How do you simplify #f(theta)=3cot(theta/2)+tan(theta/2)-3cos(theta/4)# to trigonometric functions of a unit #theta#?

1 Answer
Aug 2, 2018

#2(2csc theta + cot theta )-3/8sqrt(8sqrt8) (sqrt ((2sqrt2 +- sqrt(1+ cos theta ))))#,
choosing #-# of #(+-)#, for # 0 < theta in Q_4#.

Explanation:

#theta /4 in Q_1 and theta/2 in Q_2#,

for #0 < theta in Q_4#, and then, cos (theta/2) < 0#.

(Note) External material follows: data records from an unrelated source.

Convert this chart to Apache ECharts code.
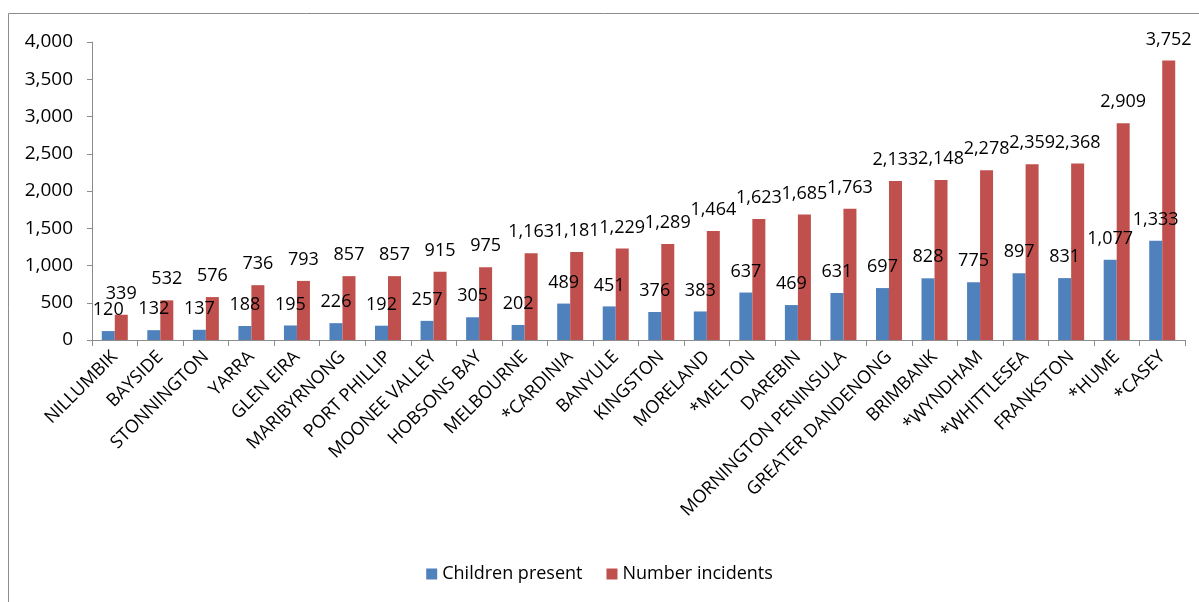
<!DOCTYPE html>
<html>
<head>
<meta charset="utf-8">
<script src="https://cdn.jsdelivr.net/npm/echarts@6/dist/echarts.min.js"></script>
<style>
  html, body { margin: 0; padding: 0; background: #fff; }
  #chart { width: 1199px; height: 602px; }
</style>
</head>
<body>
<div id="chart"></div>
<script>
var councils = ['NILLUMBIK', 'BAYSIDE', 'STONNINGTON', 'YARRA', 'GLEN EIRA', 'MARIBYRNONG', 'PORT PHILLIP',
    'MOONEE VALLEY', 'HOBSONS BAY', 'MELBOURNE', '*CARDINIA', 'BANYULE', 'KINGSTON', 'MORELAND', '*MELTON',
    'DAREBIN', 'MORNINGTON PENINSULA', 'GREATER DANDENONG', 'BRIMBANK', '*WYNDHAM', '*WHITTLESEA',
    'FRANKSTON', '*HUME', '*CASEY'];
var childrenPresent = [120, 132, 137, 188, 195, 226, 192, 257, 305, 202, 489, 451, 376, 383, 637,
    469, 631, 697, 828, 775, 897, 831, 1077, 1333];
var numberIncidents = [339, 532, 576, 736, 793, 857, 857, 915, 975, 1163, 1181, 1229, 1289, 1464, 1623,
    1685, 1763, 2133, 2148, 2278, 2359, 2368, 2909, 3752];

var fontFam = '"Open Sans", "Noto Sans", sans-serif';

function fmt(v) {
    return Number(v).toLocaleString('en-US');
}

var myChart = echarts.init(document.getElementById('chart'));
var option = {
    animation: false,
    textStyle: { fontFamily: fontFam },
    graphic: [{
        type: 'rect',
        shape: { x: 8.5, y: 13.5, width: 1200, height: 600 },
        style: { fill: 'none', stroke: '#8c8c8c', lineWidth: 1 }
    }],
    grid: {
        left: 92,
        right: 14,
        top: 42,
        bottom: 262
    },
    legend: {
        bottom: 14,
        left: 'center',
        itemWidth: 11,
        itemHeight: 11,
        itemGap: 24,
        icon: 'rect',
        textStyle: { fontSize: 18, color: '#000', fontFamily: fontFam },
        data: ['Children present', 'Number incidents']
    },
    xAxis: {
        type: 'category',
        data: councils,
        axisLine: { lineStyle: { color: '#8c8c8c' } },
        axisTick: { show: true, length: 6, lineStyle: { color: '#8c8c8c' } },
        axisLabel: {
            interval: 0,
            rotate: 45,
            fontSize: 18,
            color: '#000',
            margin: 14,
            fontFamily: fontFam
        }
    },
    yAxis: {
        type: 'value',
        min: 0,
        max: 4000,
        interval: 500,
        splitLine: { show: false },
        axisLine: { show: true, lineStyle: { color: '#8c8c8c' } },
        axisTick: { show: true, length: 5, lineStyle: { color: '#8c8c8c' } },
        axisLabel: {
            fontSize: 19,
            color: '#000',
            margin: 19,
            fontFamily: fontFam,
            formatter: function (v) { return fmt(v); }
        }
    },
    series: [{
        name: 'Children present',
        type: 'bar',
        data: childrenPresent,
        barWidth: 13,
        barGap: '0%',
        itemStyle: { color: '#4f81bd' },
        label: {
            show: true,
            position: 'top',
            distance: 12,
            fontSize: 18,
            color: '#000',
            fontFamily: fontFam,
            formatter: function (p) { return fmt(p.value); }
        }
    }, {
        name: 'Number incidents',
        type: 'bar',
        data: numberIncidents,
        barWidth: 13,
        barGap: '0%',
        itemStyle: { color: '#c0504d' },
        label: {
            show: true,
            position: 'top',
            distance: 12,
            fontSize: 18,
            color: '#000',
            fontFamily: fontFam,
            formatter: function (p) { return fmt(p.value); }
        }
    }]
};
myChart.setOption(option);
</script>
</body>
</html>
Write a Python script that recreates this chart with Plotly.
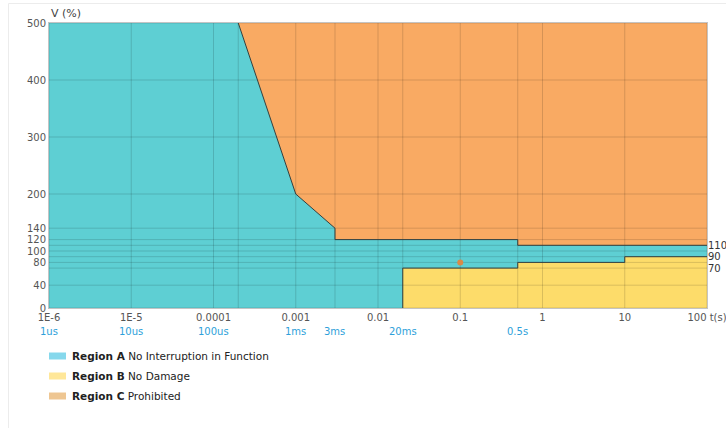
import math
import plotly.graph_objects as go

# ---- data ----
# Upper boundary (Region A / Region C), time in seconds, voltage in %
upper_t = [0.0002, 0.001, 0.003, 0.003, 0.5, 0.5, 100]
upper_v = [500, 200, 140, 120, 120, 110, 110]
# Lower boundary (Region A / Region B)
lower_t = [0.02, 0.02, 0.5, 0.5, 10, 10, 100]
lower_v = [0, 70, 70, 80, 80, 90, 90]

t_min, t_max = 1e-6, 100
v_min, v_max = 0, 500

# marked point
point_t = [0.1]
point_v = [80]

x_tickvals = [1e-6, 1e-5, 1e-4, 1e-3, 1e-2, 0.1, 1, 10, 100]
x_ticktext = ["1E-6", "1E-5", "0.0001", "0.001", "0.01", "0.1", "1", "10", "100 t(s)"]
time_vals = [1e-6, 1e-5, 1e-4, 1e-3, 3e-3, 2e-2, 0.5]
time_text = ["1us", "10us", "100us", "1ms", "3ms", "20ms", "0.5s"]
extra_x_grid = [0.0002, 0.003, 0.02, 0.5]

y_left_ticks = [0, 40, 80, 100, 120, 140, 200, 300, 400, 500]
y_right_ticks = [70, 90, 110]

region_names = ["Region A", "Region B", "Region C"]
region_desc = ["No Interruption in Function", "No Damage", "Prohibited"]
region_fill = ["#5ECFD3", "#FDDC6A", "#F9AA63"]
legend_swatch = ["#86D8EC", "#FFE799", "#EEC692"]

FONT = "DejaVu Sans"

fig = go.Figure()

# Region A: whole area
fig.add_trace(go.Scatter(
    x=[t_min, t_min, t_max, t_max, t_min], y=[v_min, v_max, v_max, v_min, v_min],
    mode="lines", fill="toself", fillcolor=region_fill[0], line=dict(width=0),
    hoverinfo="skip", showlegend=False))
# Region C: above the upper boundary
fig.add_trace(go.Scatter(
    x=upper_t + [t_max, upper_t[0]], y=upper_v + [v_max, v_max],
    mode="lines", fill="toself", fillcolor=region_fill[2], line=dict(width=0),
    hoverinfo="skip", showlegend=False))
# Region B: below the lower boundary
fig.add_trace(go.Scatter(
    x=lower_t + [t_max, lower_t[0]], y=lower_v + [v_min, v_min],
    mode="lines", fill="toself", fillcolor=region_fill[1], line=dict(width=0),
    hoverinfo="skip", showlegend=False))

# grid lines drawn above fills
gx, gy = [], []
for xv in x_tickvals + extra_x_grid:
    gx += [xv, xv, None]
    gy += [v_min, v_max, None]
for yv in sorted(set(y_left_ticks + y_right_ticks)):
    gx += [t_min, t_max, None]
    gy += [yv, yv, None]
fig.add_trace(go.Scatter(x=gx, y=gy, mode="lines",
                         line=dict(color="rgba(0,0,0,0.14)", width=1),
                         hoverinfo="skip", showlegend=False))

# boundary lines
fig.add_trace(go.Scatter(x=upper_t, y=upper_v, mode="lines",
                         line=dict(color="#34403f", width=1),
                         hoverinfo="skip", showlegend=False))
fig.add_trace(go.Scatter(x=lower_t, y=lower_v, mode="lines",
                         line=dict(color="#34403f", width=1),
                         hoverinfo="skip", showlegend=False))

# point
fig.add_trace(go.Scatter(x=point_t, y=point_v, mode="markers",
                         marker=dict(color="#DA8A48", size=6),
                         showlegend=False))

# invisible trace for right axis
fig.add_trace(go.Scatter(x=[t_min], y=[v_min], yaxis="y2", mode="markers",
                         marker=dict(opacity=0), hoverinfo="skip", showlegend=False))

fig.update_layout(
    width=726, height=428,
    margin=dict(l=49, r=19, t=23, b=120, autoexpand=False),
    paper_bgcolor="white", plot_bgcolor="white",
    font=dict(family=FONT, size=10, color="#555"),
    xaxis=dict(type="log", range=[math.log10(t_min), math.log10(t_max)],
               tickvals=x_tickvals, ticktext=x_ticktext, showgrid=False,
               zeroline=False, showline=True, linecolor="#c4c4c4", linewidth=1,
               mirror=True, ticks="", automargin=False, ticklabeloverflow="allow",
               tickfont=dict(size=10, color="#555")),
    yaxis=dict(range=[v_min, v_max], tickvals=y_left_ticks, showgrid=False,
               zeroline=False, showline=True, linecolor="#c4c4c4", linewidth=1,
               mirror=True, ticks="", automargin=False,
               tickfont=dict(size=10, color="#555")),
    yaxis2=dict(range=[v_min, v_max], tickvals=y_right_ticks, overlaying="y",
                side="right", showgrid=False, zeroline=False, showline=False,
                ticks="", automargin=False, ticklabeloverflow="allow",
                tickfont=dict(size=10, color="#333")),
    showlegend=False,
)

annotations = []
annotations.append(dict(text="V (%)", xref="paper", yref="paper", x=0, y=1,
                        xanchor="left", yanchor="bottom", yshift=1, showarrow=False,
                        font=dict(size=11, color="#444")))
for tv, tt in zip(time_vals, time_text):
    annotations.append(dict(text=tt, xref="x", yref="paper", x=math.log10(tv), y=0,
                            xanchor="center", yanchor="top", yshift=-16,
                            showarrow=False, font=dict(size=10, color="#2E9FDA")))

shapes = []
plot_w, plot_h = 658.0, 285.0
for i, (nm, ds, sc) in enumerate(zip(region_names, region_desc, legend_swatch)):
    cy = 356 + i * 20
    yc = (308 - cy) / plot_h
    shapes.append(dict(type="rect", xref="paper", yref="paper",
                       x0=0, x1=17 / plot_w, y0=yc - 3.5 / plot_h, y1=yc + 3.5 / plot_h,
                       fillcolor=sc, line=dict(width=0)))
    annotations.append(dict(text=f"<b>{nm}</b> {ds}", xref="paper", yref="paper",
                            x=21 / plot_w, y=yc, xanchor="left", yanchor="middle",
                            showarrow=False, font=dict(size=10.5, color="#222")))

# outer frame
shapes.append(dict(type="line", xref="paper", yref="paper",
                   x0=(8.5 - 49) / plot_w, x1=(726 - 49) / plot_w,
                   y0=(308 - 3.5) / plot_h, y1=(308 - 3.5) / plot_h,
                   line=dict(color="#ececec", width=1)))
shapes.append(dict(type="line", xref="paper", yref="paper",
                   x0=(8.5 - 49) / plot_w, x1=(8.5 - 49) / plot_w,
                   y0=(308 - 3.5) / plot_h, y1=(308 - 428) / plot_h,
                   line=dict(color="#ececec", width=1)))

fig.update_layout(annotations=annotations, shapes=shapes)

fig.write_html(
    "out.html",
    config={"displayModeBar": False},
    post_script=("document.documentElement.style.margin='0';"
                 "document.body.style.margin='0';"
                 "document.body.style.overflow='hidden';"
                 "document.documentElement.style.overflow='hidden';"),
)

#f(theta) = 3cos (theta/2)/sin(theta/2) + sin(theta/2)/cos(theta/2)-3 ( sqrt (1/2(1 + cos(theta/2))#

#= (3 cos^2(theta/2) + sin ^2(theta/2))/(sin(theta/2)cos(theta/2))#

#-3 sqrt (1/2(1 + cos(theta/2))#

#=( 3 ( 1/2 ( 1 + cos theta ))+1/2( 1 - cos theta ))/(1/2 sin theta )#
#-3 (sqrt (1/2(1 +- sqrt(1/2(1+ cos theta ))))#

#= 2(2csc theta + cot theta )-(3/8)sqrt(8sqrt8) (sqrt ((2sqrt2 +- sqrt(1+ cos theta ))))#,

choosing #-# of #(+-)#, for # 0 < theta in Q_4#.

Note that,

if #0 < theta in Q_4 in ( - pi/2, 0 ), theta/2 in Q_4 in ( - pi/4, 0 )#

and, the choice is + ( for #cos ( theta/2 )#). Indeed, incredible.

I am not approving ( like my invalidating #r < 0# ), use of negative

#theta#. This contradiction is the reason.

As these are not in tune with the universal faith on conventions, I

do not invite any discussion. I would like to be alone as non-

conventional, on such foundation matters.